Since 2000, the Boy Scouts have been targeted with numerous protest campaigns and been at odds with some local nondiscrimination laws because of the membership policy. One ongoing protest campaign involves Jennifer Tyrrell, the Ohio mother of a 7-year-old Cub Scout who was ousted as a den mother because she is lesbian.

Change.org, an online forum supporting activist causes, says more than 300,000 people have signed its petition urging the Scouts to reinstate Tyrrell and abandon the exclusion policy. The petition is to be delivered to the Scouts’ national headquarters in Irving, Texas, this Wednesday.

Eagle Scout Zach Wahls, an Iowa college student who was raised by lesbian mothers, said Tuesday’s announcement didn’t change his view that eventually the Scouts would relent under pressure from campaigns such as those that he and his allies have mounted. “I’m sure they’ll keep saying this until the day they decide to change the policy,” said Wahls.
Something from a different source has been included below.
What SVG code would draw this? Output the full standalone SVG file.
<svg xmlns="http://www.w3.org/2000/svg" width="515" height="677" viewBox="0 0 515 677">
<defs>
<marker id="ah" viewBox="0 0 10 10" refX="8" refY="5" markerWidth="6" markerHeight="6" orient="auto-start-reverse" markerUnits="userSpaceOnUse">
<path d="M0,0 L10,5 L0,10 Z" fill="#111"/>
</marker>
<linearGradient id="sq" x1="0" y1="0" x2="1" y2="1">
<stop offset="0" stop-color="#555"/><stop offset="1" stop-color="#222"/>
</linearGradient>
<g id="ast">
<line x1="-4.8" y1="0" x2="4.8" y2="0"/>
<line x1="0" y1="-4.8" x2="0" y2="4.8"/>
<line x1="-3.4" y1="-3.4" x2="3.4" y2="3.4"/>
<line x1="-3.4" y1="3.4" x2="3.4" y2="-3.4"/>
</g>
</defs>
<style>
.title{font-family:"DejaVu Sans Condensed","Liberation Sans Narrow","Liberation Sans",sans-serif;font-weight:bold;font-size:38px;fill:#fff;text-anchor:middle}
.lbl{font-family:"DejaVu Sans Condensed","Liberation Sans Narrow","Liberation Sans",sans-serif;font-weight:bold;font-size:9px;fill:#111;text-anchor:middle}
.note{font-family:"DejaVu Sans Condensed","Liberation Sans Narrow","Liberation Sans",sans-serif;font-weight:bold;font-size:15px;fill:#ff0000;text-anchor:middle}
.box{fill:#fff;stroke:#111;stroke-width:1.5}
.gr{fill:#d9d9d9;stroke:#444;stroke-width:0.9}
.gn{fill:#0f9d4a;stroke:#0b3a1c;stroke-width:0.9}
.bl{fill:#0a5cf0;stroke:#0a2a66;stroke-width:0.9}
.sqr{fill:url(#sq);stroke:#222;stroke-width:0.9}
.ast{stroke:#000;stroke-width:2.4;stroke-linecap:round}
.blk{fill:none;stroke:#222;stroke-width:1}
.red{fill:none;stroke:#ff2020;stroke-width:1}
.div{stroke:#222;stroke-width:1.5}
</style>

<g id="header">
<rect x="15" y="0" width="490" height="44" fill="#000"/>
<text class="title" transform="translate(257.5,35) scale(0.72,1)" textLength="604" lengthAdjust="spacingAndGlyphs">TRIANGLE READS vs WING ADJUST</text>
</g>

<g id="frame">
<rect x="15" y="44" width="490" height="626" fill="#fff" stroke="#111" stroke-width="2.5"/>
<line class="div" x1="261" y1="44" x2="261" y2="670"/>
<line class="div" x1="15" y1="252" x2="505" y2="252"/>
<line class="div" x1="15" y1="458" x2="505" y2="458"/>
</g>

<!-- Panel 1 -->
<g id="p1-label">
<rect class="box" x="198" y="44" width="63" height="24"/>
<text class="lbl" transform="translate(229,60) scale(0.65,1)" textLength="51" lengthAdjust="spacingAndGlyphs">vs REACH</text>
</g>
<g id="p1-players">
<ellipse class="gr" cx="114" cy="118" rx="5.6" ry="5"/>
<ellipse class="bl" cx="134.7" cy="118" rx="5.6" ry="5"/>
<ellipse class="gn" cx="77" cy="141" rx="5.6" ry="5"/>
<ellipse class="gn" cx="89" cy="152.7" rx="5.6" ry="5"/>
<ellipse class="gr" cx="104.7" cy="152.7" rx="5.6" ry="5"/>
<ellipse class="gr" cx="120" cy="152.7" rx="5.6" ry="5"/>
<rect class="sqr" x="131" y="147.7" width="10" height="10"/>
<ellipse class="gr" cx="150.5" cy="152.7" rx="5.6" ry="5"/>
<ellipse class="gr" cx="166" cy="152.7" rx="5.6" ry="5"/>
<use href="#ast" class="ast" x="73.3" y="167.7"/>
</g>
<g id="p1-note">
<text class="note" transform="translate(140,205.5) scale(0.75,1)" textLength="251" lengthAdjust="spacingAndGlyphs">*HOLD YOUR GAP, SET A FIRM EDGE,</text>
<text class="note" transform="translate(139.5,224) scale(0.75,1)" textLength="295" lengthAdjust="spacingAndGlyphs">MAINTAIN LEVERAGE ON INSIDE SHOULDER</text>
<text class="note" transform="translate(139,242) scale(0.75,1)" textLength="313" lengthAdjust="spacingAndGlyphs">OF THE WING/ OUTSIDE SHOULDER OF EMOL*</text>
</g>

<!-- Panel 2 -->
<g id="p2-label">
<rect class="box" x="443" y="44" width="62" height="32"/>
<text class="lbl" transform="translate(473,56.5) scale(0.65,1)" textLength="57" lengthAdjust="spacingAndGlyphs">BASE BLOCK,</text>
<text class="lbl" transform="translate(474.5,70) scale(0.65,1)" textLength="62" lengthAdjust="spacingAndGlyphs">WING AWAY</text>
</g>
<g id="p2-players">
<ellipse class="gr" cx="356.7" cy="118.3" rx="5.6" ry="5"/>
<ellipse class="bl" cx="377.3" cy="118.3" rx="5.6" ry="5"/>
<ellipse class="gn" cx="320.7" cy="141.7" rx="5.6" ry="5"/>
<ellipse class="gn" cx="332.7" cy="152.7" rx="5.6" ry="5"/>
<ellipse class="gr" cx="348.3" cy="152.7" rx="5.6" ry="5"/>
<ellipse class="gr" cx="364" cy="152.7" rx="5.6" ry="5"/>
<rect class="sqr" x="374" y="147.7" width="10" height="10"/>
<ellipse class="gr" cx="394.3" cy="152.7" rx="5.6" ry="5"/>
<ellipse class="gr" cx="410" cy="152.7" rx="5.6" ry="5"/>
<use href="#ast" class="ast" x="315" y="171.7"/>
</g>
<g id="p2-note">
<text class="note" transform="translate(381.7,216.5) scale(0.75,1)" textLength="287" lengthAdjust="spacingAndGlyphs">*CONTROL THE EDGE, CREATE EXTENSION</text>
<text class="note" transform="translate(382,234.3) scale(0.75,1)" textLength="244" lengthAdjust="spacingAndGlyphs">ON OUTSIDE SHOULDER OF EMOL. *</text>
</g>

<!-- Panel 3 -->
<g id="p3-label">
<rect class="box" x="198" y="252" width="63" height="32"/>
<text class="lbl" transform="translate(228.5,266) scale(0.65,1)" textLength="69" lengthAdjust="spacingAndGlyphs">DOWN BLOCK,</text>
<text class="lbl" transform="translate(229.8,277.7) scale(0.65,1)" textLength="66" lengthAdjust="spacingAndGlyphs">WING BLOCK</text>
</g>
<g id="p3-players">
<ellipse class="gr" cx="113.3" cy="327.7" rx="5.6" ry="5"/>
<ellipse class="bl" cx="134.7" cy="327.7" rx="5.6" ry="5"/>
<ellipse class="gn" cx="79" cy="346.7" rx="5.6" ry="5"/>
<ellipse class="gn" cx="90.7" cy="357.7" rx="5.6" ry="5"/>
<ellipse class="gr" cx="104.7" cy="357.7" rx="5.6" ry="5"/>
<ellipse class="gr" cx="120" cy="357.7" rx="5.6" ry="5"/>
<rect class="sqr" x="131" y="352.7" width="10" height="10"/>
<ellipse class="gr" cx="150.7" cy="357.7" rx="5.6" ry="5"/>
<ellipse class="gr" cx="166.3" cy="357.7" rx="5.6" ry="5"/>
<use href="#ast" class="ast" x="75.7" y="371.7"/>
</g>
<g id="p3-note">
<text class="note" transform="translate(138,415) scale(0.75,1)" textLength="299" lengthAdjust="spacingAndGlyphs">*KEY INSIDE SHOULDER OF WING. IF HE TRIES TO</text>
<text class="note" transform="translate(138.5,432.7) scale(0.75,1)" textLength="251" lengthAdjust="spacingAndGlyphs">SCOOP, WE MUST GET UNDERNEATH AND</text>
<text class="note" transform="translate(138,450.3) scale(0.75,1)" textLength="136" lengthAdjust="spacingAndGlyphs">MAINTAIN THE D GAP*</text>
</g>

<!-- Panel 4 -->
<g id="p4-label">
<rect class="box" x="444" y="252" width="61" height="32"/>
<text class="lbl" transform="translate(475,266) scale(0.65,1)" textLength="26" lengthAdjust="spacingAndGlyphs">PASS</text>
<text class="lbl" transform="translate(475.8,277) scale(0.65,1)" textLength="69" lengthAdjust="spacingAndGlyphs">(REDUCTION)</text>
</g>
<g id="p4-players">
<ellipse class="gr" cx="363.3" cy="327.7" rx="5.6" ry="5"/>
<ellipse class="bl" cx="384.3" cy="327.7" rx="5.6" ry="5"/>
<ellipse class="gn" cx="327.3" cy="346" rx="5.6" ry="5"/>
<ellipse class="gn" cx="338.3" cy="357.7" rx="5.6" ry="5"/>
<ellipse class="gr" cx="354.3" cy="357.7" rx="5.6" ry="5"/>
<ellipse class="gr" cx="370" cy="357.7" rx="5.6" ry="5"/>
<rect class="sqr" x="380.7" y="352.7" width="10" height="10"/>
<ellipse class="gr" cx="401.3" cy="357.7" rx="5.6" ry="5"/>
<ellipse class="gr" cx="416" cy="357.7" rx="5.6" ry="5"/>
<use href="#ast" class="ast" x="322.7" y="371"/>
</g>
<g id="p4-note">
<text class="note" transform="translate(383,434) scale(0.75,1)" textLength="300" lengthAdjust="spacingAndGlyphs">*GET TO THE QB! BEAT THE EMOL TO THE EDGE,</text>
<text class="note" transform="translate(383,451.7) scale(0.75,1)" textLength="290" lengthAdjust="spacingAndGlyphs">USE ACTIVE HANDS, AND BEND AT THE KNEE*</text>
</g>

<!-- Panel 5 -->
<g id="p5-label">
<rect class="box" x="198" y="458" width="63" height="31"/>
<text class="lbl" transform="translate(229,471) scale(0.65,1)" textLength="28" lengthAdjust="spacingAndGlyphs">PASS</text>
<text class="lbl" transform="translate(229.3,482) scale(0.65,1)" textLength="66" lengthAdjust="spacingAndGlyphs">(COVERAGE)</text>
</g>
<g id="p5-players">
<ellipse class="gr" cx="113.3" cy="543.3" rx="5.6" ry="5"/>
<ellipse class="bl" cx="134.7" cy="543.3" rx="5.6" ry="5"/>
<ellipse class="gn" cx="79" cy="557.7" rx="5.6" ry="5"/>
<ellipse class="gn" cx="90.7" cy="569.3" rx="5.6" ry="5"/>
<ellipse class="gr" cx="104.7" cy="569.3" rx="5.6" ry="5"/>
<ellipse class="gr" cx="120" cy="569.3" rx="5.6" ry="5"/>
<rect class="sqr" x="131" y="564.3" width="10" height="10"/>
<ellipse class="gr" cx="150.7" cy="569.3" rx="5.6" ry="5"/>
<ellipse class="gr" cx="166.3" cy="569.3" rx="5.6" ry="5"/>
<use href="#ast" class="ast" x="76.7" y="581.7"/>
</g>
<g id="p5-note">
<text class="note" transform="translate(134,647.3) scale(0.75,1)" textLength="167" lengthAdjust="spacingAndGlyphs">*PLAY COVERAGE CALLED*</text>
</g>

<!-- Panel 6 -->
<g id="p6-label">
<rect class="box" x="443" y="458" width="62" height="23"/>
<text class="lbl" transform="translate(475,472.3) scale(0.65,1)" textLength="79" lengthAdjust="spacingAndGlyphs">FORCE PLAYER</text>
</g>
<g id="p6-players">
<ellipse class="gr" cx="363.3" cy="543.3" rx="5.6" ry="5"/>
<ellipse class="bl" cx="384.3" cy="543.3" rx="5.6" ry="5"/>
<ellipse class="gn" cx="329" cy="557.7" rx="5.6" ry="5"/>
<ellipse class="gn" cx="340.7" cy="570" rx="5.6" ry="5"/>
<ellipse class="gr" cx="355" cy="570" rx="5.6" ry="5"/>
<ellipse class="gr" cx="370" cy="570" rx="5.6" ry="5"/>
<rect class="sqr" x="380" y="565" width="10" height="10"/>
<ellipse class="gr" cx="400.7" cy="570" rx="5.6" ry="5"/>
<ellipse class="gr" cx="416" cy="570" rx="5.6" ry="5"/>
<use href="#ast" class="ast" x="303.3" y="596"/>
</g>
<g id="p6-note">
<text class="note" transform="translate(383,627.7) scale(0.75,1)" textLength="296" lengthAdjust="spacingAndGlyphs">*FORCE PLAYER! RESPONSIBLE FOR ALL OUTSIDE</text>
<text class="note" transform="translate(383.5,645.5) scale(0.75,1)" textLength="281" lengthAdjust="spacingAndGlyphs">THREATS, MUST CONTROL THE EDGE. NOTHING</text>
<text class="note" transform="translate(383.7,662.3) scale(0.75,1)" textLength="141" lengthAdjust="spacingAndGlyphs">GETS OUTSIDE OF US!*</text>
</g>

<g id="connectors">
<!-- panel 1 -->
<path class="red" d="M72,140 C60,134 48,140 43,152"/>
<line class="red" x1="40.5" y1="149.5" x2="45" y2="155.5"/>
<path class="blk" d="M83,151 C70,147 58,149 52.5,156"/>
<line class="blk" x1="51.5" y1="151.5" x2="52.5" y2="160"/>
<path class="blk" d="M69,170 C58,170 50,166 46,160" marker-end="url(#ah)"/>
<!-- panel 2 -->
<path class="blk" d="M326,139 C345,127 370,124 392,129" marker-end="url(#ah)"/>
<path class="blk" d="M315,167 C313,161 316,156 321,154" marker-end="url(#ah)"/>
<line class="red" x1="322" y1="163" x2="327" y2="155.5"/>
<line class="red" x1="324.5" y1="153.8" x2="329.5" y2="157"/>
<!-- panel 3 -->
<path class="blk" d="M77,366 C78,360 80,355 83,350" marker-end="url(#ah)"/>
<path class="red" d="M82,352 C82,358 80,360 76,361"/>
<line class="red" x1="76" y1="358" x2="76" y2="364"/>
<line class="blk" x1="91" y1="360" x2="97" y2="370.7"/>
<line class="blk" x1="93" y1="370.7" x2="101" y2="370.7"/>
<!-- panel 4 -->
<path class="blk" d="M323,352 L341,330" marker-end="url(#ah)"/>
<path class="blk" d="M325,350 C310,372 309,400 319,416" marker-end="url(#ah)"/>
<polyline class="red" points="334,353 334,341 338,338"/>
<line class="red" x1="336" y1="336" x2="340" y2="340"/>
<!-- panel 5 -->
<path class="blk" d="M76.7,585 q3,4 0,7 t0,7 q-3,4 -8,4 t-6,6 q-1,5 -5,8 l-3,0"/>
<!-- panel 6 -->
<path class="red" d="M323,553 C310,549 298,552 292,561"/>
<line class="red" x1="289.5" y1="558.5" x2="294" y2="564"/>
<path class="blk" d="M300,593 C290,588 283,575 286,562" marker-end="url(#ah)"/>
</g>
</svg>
He contended that the committee review process should not have been kept secret. “The very first value of the Scout Law is that a Scout is trustworthy,” Wahls said. “There is absolutely nothing trustworthy about unelected and unnamed committee members who are unwilling to take responsibility for their actions.”

At least for now, the Boy Scouts of America have refused to succumb to the pressure of a vocal minority. Retired Gen. William “Jerry” Boykin, executive vice president of the Family Research Council, praised the Boy Scouts of America for “standing up for traditional values” by reaffirming the Scout policy barring homosexual scoutmasters and scouts. “I think that we should all be applauding the Boy Scouts and the leadership for the decision that they have made, particularly given the fact that other similar organizations have not stood firm in terms of their traditional values on this thing,” Boykin told CNSNews.com Tuesday.

Gen. Boykin, the former commanding general of all Green Beret/Special Forces units in the U.S, and a former top commander of the Army’s elite Delta Force counter-terrorist unit, said the Scouts are simply acting in the best interests of the young boys in Scouting and the Christian origins of the organization.